I began life as your average baby bear. You know, full of life, curiosity, and fresh salmon. My mother was named GrrrHmmmfsk-fsk-fsk, which in bear-ish is gnarly-deer-hunter-tree-scratcher. She was kind and gentle to all that she didnt have to eat or poop on. My father could not be named for he was considered to be of such legendary quality that it was forbidden. This was common practice in bear-ianity, which everybody knows is the religion of all bears. How my father obtained his heroic status is well known to bear-kind and lesser animals like porcupines (just dont tell them that they are lesser, you will never hear the end of it and will quite possibly get a quill or two).
 ........My father was a great Hunter of Man and his fire. Men invaded bear lands and brought fire and dogs. They waged a savage war with the bears that raged for hundreds of years until one day a mighty hero arose to train the bear warriors in the way of the Ninja. For all their cuddly looks and cute faces you would never know that there killers undernieth. My father commanded the bear legions during the decisive battle of constipatia where the men were taken at unawares and utterly destroyed. He then reorganized the bear community into a bear-topia.
........my father did not die like all else that lives, but was lifted into the heavens by the all powerful God to serve as arc-bearangel. In doing so, God created the constellation of the Hunter which can still be seen to this very day.

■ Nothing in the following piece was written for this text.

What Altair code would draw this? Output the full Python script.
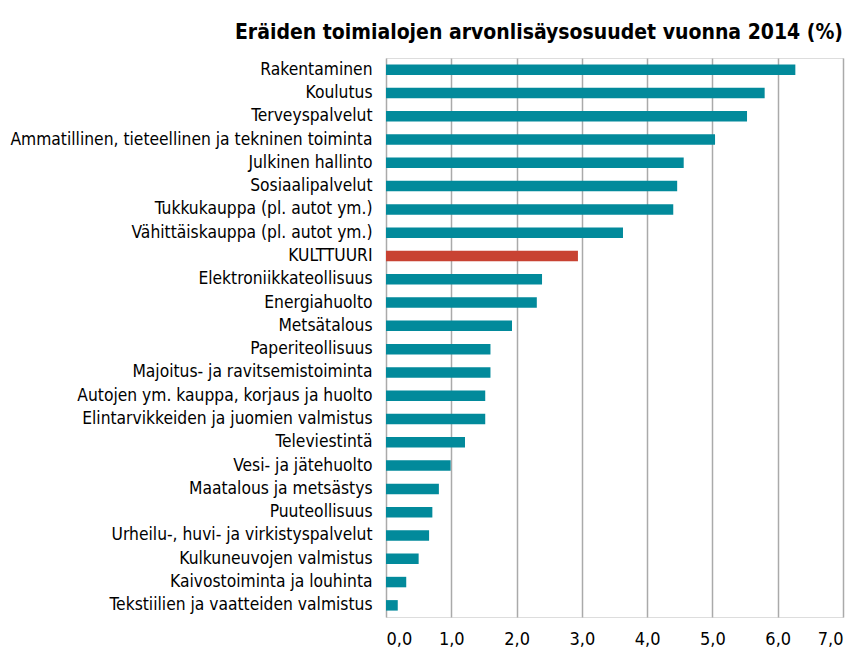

........As you can imagine, this role model was part-in-parcel to my becoming a great bear chieftain. I inherited all that was His and set about immediately putting out fires. Fires men created as a way of expressing the anger they harbored against bear-kind for the bitter loss of the war. I created written language inorder to communicate the importance of not starting fires. when our bear engineers created complex machines, i created the television in order to express to a wide audience the impact even one bear can have in fire control.
.......now, bears say that I do these feats with superpowers and the answer is Yes I DO. My main superpower is the power of using my brain. I can think, problem solve, and excuse myself from the table. I can run very quickly, to the tune of 35mph. I am very strong, lifting rocks and throwing fish out of rivers poses no trouble for me. I do all these things to keep the forest thick and lush in order to keep bear-civilization secret from the men who would destroy us.